The point was, the woman’s drop dead gorgeous and she probably already had someone cleaning out her pipes.

“For all I know, she’s completely forgotten about me,” I murmured to myself.

Five years could do a lot to someone. It did a lot to me. I always slept with one eye open, and I knew that trend would continue. I didn’t get along with people anymore like I once did, and I knew that trend would also continue, especially with Chops as president. I also didn’t trust people anymore, except for Porter.

So, who was to say Raven didn’t change in all sorts of ways over the years?

You made the right decision.

You know she saw you. She had it. It wasn’t like you were concealed.

The shadows had your back, bro. She didn’t see shit.

And if she did see you but you chose to leave anyway? What then? What will you tell her then?

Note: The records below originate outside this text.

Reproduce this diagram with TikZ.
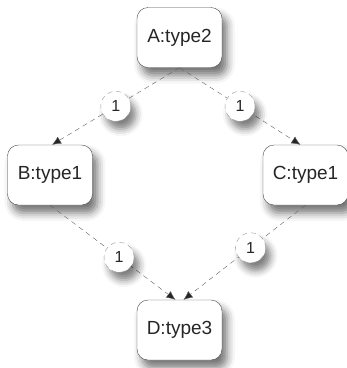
\documentclass[tikz,border=0pt]{standalone}
\usepackage{fontspec}
\setmainfont{Liberation Sans}
\usetikzlibrary{arrows.meta,shadows.blur}
\definecolor{edgegray}{HTML}{606060}
\definecolor{boxgray}{HTML}{4A4A4A}
\tikzset{
  typebox/.style={draw=boxgray, fill=white, rounded corners=11pt, minimum width=85pt,
    minimum height=60pt, font=\fontsize{19}{22}\selectfont, text=black!85,
    blur shadow={shadow xshift=5pt, shadow yshift=-8pt, shadow blur radius=8pt, shadow opacity=55}},
  mult/.style={circle, draw=black!40, fill=white, minimum size=30pt, inner sep=0pt,
    font=\fontsize{16}{18}\selectfont, text=black!85,
    blur shadow={shadow xshift=5pt, shadow yshift=-8pt, shadow blur radius=7pt, shadow opacity=50}},
  link/.style={draw=edgegray, dashed, dash pattern=on 5pt off 4pt, -{Latex[length=9pt,width=8pt,fill=black!85]}}
}
\begin{document}
\begin{tikzpicture}[x=1pt, y=-1pt, >=latex]
\useasboundingbox (0,0) rectangle (347,368);
% the four typed nodes
\node[typebox] (A) at (179.5,37.5) {A:type2};
\node[typebox] (B) at (50,175) {B:type1};
\node[typebox] (C) at (305.5,175) {C:type1};
\node[typebox] (D) at (179.5,330) {D:type3};

% links with their multiplicity
\path[link] (A.south) -- node[mult, pos=0.5] (ab) {1} ([xshift=2pt]B.north);
\path[link] (A.south) -- node[mult, pos=0.5] (ac) {1} ([xshift=-5pt]C.north);
\path[link] (B.south) -- node[mult, pos=0.55] (bd) {1} ([xshift=-4pt]D.north);
\path[link] (C.south) -- node[mult, pos=0.45] (cd) {1} ([xshift=4pt]D.north);
\end{tikzpicture}
\end{document}
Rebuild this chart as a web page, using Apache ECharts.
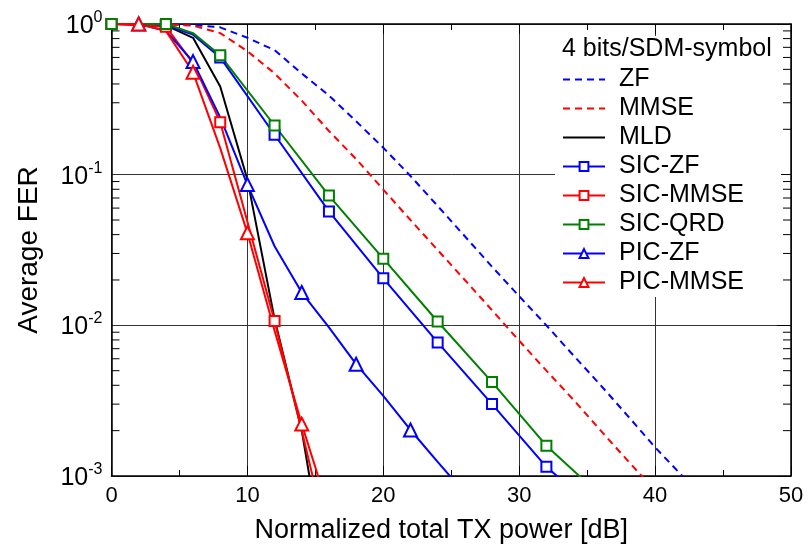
<!DOCTYPE html>
<html><head><meta charset="utf-8">
<script src="https://cdn.jsdelivr.net/npm/echarts@6/dist/echarts.min.js"></script>
<style>html,body{margin:0;padding:0;background:#fff}#c{width:810px;height:549px}</style>
</head><body><div id="c"></div>
<script>
// ---- axis / label data ----
const xMin = 0, xMax = 50, xStep = 10;
const yMin = 0.001, yMax = 1;
const yDecades = [-3, -2, -1];
const xAxisTitle = 'Normalized total TX power [dB]';
const yAxisTitle = 'Average FER';
const legendTitle = '4 bits/SDM-symbol';
const seriesNames = ['ZF', 'MMSE', 'MLD', 'SIC-ZF', 'SIC-MMSE', 'SIC-QRD', 'PIC-ZF', 'PIC-MMSE'];
const noMarkerNames = ['ZF', 'MMSE', 'MLD'];

// ---- series data ----
const zfX = [0, 2, 4, 6, 8, 10, 12, 14, 16, 18, 20, 22, 24, 26, 28, 30, 32, 34, 36, 38, 40, 42];
const zfY = [1, 1, 0.995, 0.985, 0.95, 0.81, 0.67, 0.47, 0.335, 0.226, 0.151, 0.098, 0.062, 0.039, 0.0245, 0.0156, 0.0100, 0.0063, 0.0040, 0.0025, 0.00155, 0.00100];

const mmseX = [0, 2, 4, 6, 8, 10, 12, 14, 16, 18, 20, 22, 24, 26, 28, 30, 32, 34, 36, 38, 40];
const mmseY = [1, 1, 0.995, 0.975, 0.87, 0.66, 0.47, 0.31, 0.195, 0.127, 0.0796, 0.050, 0.0316, 0.020, 0.0126, 0.0079, 0.0050, 0.0032, 0.0020, 0.00126, 0.0008];

const mldX = [0, 2, 4, 6, 8, 10, 12, 14, 16];
const mldY = [1, 1, 0.98, 0.81, 0.385, 0.093, 0.011, 0.0020, 0.00017];

const sicZfX = [0, 4, 6, 8, 12, 16, 20, 24, 28, 32, 36];
const sicZfY = [1, 0.98, 0.85, 0.60, 0.184, 0.057, 0.0205, 0.0077, 0.0030, 0.00115, 0.00056];
const sicZfMarks = [0, 4, 8, 12, 16, 20, 24, 28, 32];

const sicMmseX = [0, 4, 6, 8, 12, 14, 16];
const sicMmseY = [1, 0.96, 0.55, 0.223, 0.0107, 0.0020, 0.00035];
const sicMmseMarks = [0, 4, 8, 12];

const sicQrdX = [0, 4, 6, 8, 12, 16, 20, 24, 28, 32, 36];
const sicQrdY = [1, 1, 0.87, 0.62, 0.212, 0.0726, 0.0277, 0.0106, 0.0042, 0.00159, 0.00074];
const sicQrdMarks = [0, 4, 8, 12, 16, 20, 24, 28, 32];

const picZfX = [0, 2, 4, 6, 8, 10, 12, 14, 16, 18, 20, 22, 24, 26];
const picZfY = [1, 1, 0.9, 0.563, 0.24, 0.0859, 0.0335, 0.0165, 0.0097, 0.00552, 0.0034, 0.00202, 0.00124, 0.00077];
const picZfMarks = [2, 6, 10, 14, 18, 22];

const picMmseX = [0, 2, 4, 6, 8, 10, 12, 14, 16];
const picMmseY = [1, 1, 0.9, 0.478, 0.15, 0.0411, 0.0092, 0.00221, 0.00059];
const picMmseMarks = [2, 6, 10, 14];

// ---- helpers ----
const FONT = '"Liberation Sans", Arial, sans-serif';
function pts(xs, ys, marks) {
  return xs.map((x, i) => (marks && marks.indexOf(x) === -1)
    ? { value: [x, ys[i]], symbol: 'none' }
    : [x, ys[i]]);
}
function lineSeries(name, xs, ys, color, opts) {
  opts = opts || {};
  return {
    name: name, type: 'line',
    data: pts(xs, ys, opts.marks),
    symbol: opts.symbol || 'none',
    symbolSize: opts.symbolSize || 10,
    showSymbol: !!opts.symbol,
    color: color,
    lineStyle: { color: color, width: 2, type: opts.dashed ? [7, 5] : 'solid' },
    itemStyle: { color: color, borderWidth: 2 },
    clip: true,
    silent: true,
    z: 2
  };
}
const yMinor = [];
yDecades.forEach(e => { for (let m = 2; m <= 9; m++) yMinor.push([xMin, m * Math.pow(10, e)]); });

const legendData = seriesNames.map(n => noMarkerNames.indexOf(n) > -1
  ? { name: n, itemStyle: { opacity: 0 } }
  : { name: n });

const chart = echarts.init(document.getElementById('c'), null, { renderer: 'canvas' });
const axisLineStyle = { color: '#000', width: 1.5 };
const gridLineStyle = { color: '#333', width: 1 };

chart.setOption({
  animation: false,
  backgroundColor: '#fff',
  textStyle: { fontFamily: FONT, color: '#000' },
  grid: { left: 111.5, right: 19, top: 24, bottom: 72 },
  title: {
    text: legendTitle, left: 557, top: 32,
    textStyle: { fontSize: 25, fontWeight: 'normal', color: '#000', fontFamily: FONT }
  },
  legend: {
    orient: 'vertical', left: 555, top: 36,
    data: legendData,
    itemWidth: 42, itemHeight: 11, itemGap: 4,
    backgroundColor: '#fff',
    padding: [31, 37, 2, 7],
    selectedMode: false,
    textStyle: { fontSize: 25, color: '#000', lineHeight: 24, fontFamily: FONT, padding: [0, 0, 0, 9] }
  },
  xAxis: [{
    type: 'value', min: xMin, max: xMax, interval: xStep, position: 'bottom',
    axisLine: { show: true, onZero: false, lineStyle: axisLineStyle },
    axisTick: { show: true, inside: true, length: 10, lineStyle: { color: '#000' } },
    minorTick: { show: true, splitNumber: 2, length: 6, lineStyle: { color: '#000' } },
    splitLine: { show: true, lineStyle: gridLineStyle },
    axisLabel: { fontSize: 22, margin: 9, color: '#000', fontFamily: FONT },
    name: xAxisTitle, nameLocation: 'middle', nameGap: 41,
    nameTextStyle: { fontSize: 27, color: '#000', fontFamily: FONT, padding: [0, 20, 0, 0] }
  }, {
    type: 'value', min: xMin, max: xMax, interval: xStep, position: 'top',
    axisLine: { show: true, onZero: false, lineStyle: axisLineStyle },
    axisTick: { show: true, inside: true, length: 10, lineStyle: { color: '#000' } },
    minorTick: { show: true, splitNumber: 2, length: 6, lineStyle: { color: '#000' } },
    splitLine: { show: false }, axisLabel: { show: false }
  }],
  yAxis: [{
    type: 'log', logBase: 10, min: yMin, max: yMax, position: 'left',
    axisLine: { show: true, onZero: false, lineStyle: axisLineStyle },
    axisTick: { show: false },
    splitLine: { show: true, lineStyle: gridLineStyle },
    axisLabel: {
      margin: 9,
      formatter: v => '{b|10}{s|' + Math.round(Math.log10(v)) + '}',
      rich: {
        b: { fontSize: 25, color: '#000', fontFamily: FONT, verticalAlign: 'bottom' },
        s: { fontSize: 16, color: '#000', fontFamily: FONT, verticalAlign: 'bottom', padding: [0, 0, 13, 0] }
      }
    },
    name: yAxisTitle, nameLocation: 'middle', nameGap: 68,
    nameTextStyle: { fontSize: 28, color: '#000', fontFamily: FONT }
  }, {
    type: 'log', logBase: 10, min: yMin, max: yMax, position: 'right',
    axisLine: { show: true, onZero: false, lineStyle: axisLineStyle },
    axisTick: { show: true, inside: true, length: 14, lineStyle: { color: '#000' } },
    splitLine: { show: false }, axisLabel: { show: false }
  }],
  series: [
    lineSeries('ZF', zfX, zfY, '#0000ff', { dashed: true }),
    lineSeries('MMSE', mmseX, mmseY, '#ff0000', { dashed: true }),
    lineSeries('MLD', mldX, mldY, '#000000', {}),
    lineSeries('SIC-ZF', sicZfX, sicZfY, '#0000ff', { symbol: 'emptyRect', marks: sicZfMarks, symbolSize: 10 }),
    lineSeries('SIC-MMSE', sicMmseX, sicMmseY, '#ff0000', { symbol: 'emptyRect', marks: sicMmseMarks, symbolSize: 10 }),
    lineSeries('SIC-QRD', sicQrdX, sicQrdY, '#008000', { symbol: 'emptyRect', marks: sicQrdMarks, symbolSize: 10 }),
    lineSeries('PIC-ZF', picZfX, picZfY, '#0000ff', { symbol: 'emptyTriangle', marks: picZfMarks, symbolSize: 13 }),
    lineSeries('PIC-MMSE', picMmseX, picMmseY, '#ff0000', { symbol: 'emptyTriangle', marks: picMmseMarks, symbolSize: 13 }),
    {
      type: 'custom', silent: true, z: 3,
      data: yMinor,
      renderItem: function (params, api) {
        const v = api.value(1);
        const l = api.coord([xMin, v]);
        const r = api.coord([xMax, v]);
        return {
          type: 'group', children: [
            { type: 'line', shape: { x1: l[0], y1: l[1], x2: l[0] + 8, y2: l[1] }, style: { stroke: '#000', lineWidth: 1 } },
            { type: 'line', shape: { x1: r[0] - 8, y1: r[1], x2: r[0], y2: r[1] }, style: { stroke: '#000', lineWidth: 1 } }
          ]
        };
      }
    }
  ]
});
</script>
</body></html>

That question gave me pause. So much pause that I didn’t realize the stoplight in front of me had changed from red to green. Some old woman behind me laid on her horn and I pulled off to the side of the road, giving myself a second to catch my breath.

Did she really see me?

Before I had a chance to answer that question myself, I heard a rumbling in the distance. I peered over my shoulder and tried to pinpoint where the noise came from, but then I felt it. I felt it beneath my feet as the tar of the street vibrated. I felt the whooshing of wind as bikes soared down the road, and it caused me to whip my head around. I watched three bikes fly past me at blazing speed, carving out a trail in traffic that caused people to blow their horns and hang out of their windows while cursing the drivers of those bikes.